▸ **STATED PROBLEM**:
Skip all pictures, then print the remaining material exactly.

▸ **AVAILABLE DATA**:
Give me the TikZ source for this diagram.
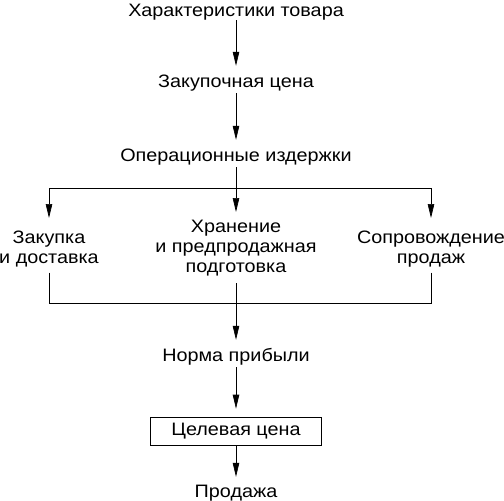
\documentclass[tikz,border=0pt]{standalone}
\usepackage{fontspec}
\setmainfont{Liberation Sans}[FakeStretch=1.1]
\usetikzlibrary{arrows.meta}

\begin{document}
\begin{tikzpicture}[x=1pt,y=-1pt,
                lbl/.style={font=\fontsize{18}{20}\selectfont,inner sep=0pt,text height=13pt,text depth=4pt,anchor=base},
                multi/.style={font=\fontsize{18}{20}\selectfont,inner sep=0pt,align=center,anchor=north},
                arr/.style={line width=0.7pt,-{Triangle[length=14pt,width=6.5pt]},shorten >=8pt},
                ln/.style={line width=0.7pt}]
                \useasboundingbox (0,0) rectangle (504,501);
                \node[lbl] (har) at (236,16) {Характеристики товара};
                \node[lbl] (zak) at (236,87) {Закупочная цена};
                \node[lbl] (oper) at (236,161) {Операционные издержки};
                \node[multi] (dost) at (49,231) {Закупка\\и доставка};
                \node[multi] (hran) at (236,220) {Хранение\\и предпродажная\\подготовка};
                \node[multi] (sopr) at (431,231) {Сопровождение\\продаж};
                \node[lbl] (norma) at (236,361) {Норма прибыли};
                \node[lbl,anchor=center,draw,line width=0.7pt,minimum width=171pt,minimum height=28pt] (cel) at (236,431) {Целевая цена};
                \node[lbl] (prod) at (236,497) {Продажа};
                \coordinate (up) at (236,188);
                \coordinate (down) at (236,303);
                \draw[arr] (har) -- (zak);
                \draw[arr,shorten <=2pt] (zak) -- (oper);
                \draw[arr,shorten <=2pt] (oper) -- (hran);
                \draw[arr,shorten >=13pt] (up) -| (dost.north);
                \draw[arr,shorten >=13pt] (up) -| (sopr.north);
                \draw[ln,shorten <=5pt] (dost.south) |- (down);
                \draw[ln,shorten <=5pt] (sopr.south) |- (down);
                \draw[arr,shorten <=7pt] (hran) -- (norma);
                \draw[arr,shorten <=2pt] (norma) -- (cel);
                \draw[arr,shorten >=7pt] (cel) -- (prod);
              \end{tikzpicture}
\end{document}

▸ **RESPONSE TO THE TASK**:
Give me the TikZ source for this diagram.
\documentclass[tikz,border=0pt]{standalone}
\usepackage{fontspec}
\setmainfont{Liberation Sans}[FakeStretch=1.1]
\usetikzlibrary{arrows.meta}

\begin{document}
\begin{tikzpicture}[x=1pt,y=-1pt,
                lbl/.style={font=\fontsize{18}{20}\selectfont,inner sep=0pt,text height=13pt,text depth=4pt,anchor=base},
                multi/.style={font=\fontsize{18}{20}\selectfont,inner sep=0pt,align=center,anchor=north},
                arr/.style={line width=0.7pt,-{Triangle[length=14pt,width=6.5pt]},shorten >=8pt},
                ln/.style={line width=0.7pt}]
                \useasboundingbox (0,0) rectangle (504,501);
                \node[lbl] (har) at (236,16) {Характеристики товара};
                \node[lbl] (zak) at (236,87) {Закупочная цена};
                \node[lbl] (oper) at (236,161) {Операционные издержки};
                \node[multi] (dost) at (49,231) {Закупка\\и доставка};
                \node[multi] (hran) at (236,220) {Хранение\\и предпродажная\\подготовка};
                \node[multi] (sopr) at (431,231) {Сопровождение\\продаж};
                \node[lbl] (norma) at (236,361) {Норма прибыли};
                \node[lbl,anchor=center,draw,line width=0.7pt,minimum width=171pt,minimum height=28pt] (cel) at (236,431) {Целевая цена};
                \node[lbl] (prod) at (236,497) {Продажа};
                \coordinate (up) at (236,188);
                \coordinate (down) at (236,303);
                \draw[arr] (har) -- (zak);
                \draw[arr,shorten <=2pt] (zak) -- (oper);
                \draw[arr,shorten <=2pt] (oper) -- (hran);
                \draw[arr,shorten >=13pt] (up) -| (dost.north);
                \draw[arr,shorten >=13pt] (up) -| (sopr.north);
                \draw[ln,shorten <=5pt] (dost.south) |- (down);
                \draw[ln,shorten <=5pt] (sopr.south) |- (down);
                \draw[arr,shorten <=7pt] (hran) -- (norma);
                \draw[arr,shorten <=2pt] (norma) -- (cel);
                \draw[arr,shorten >=7pt] (cel) -- (prod);
              \end{tikzpicture}
\end{document}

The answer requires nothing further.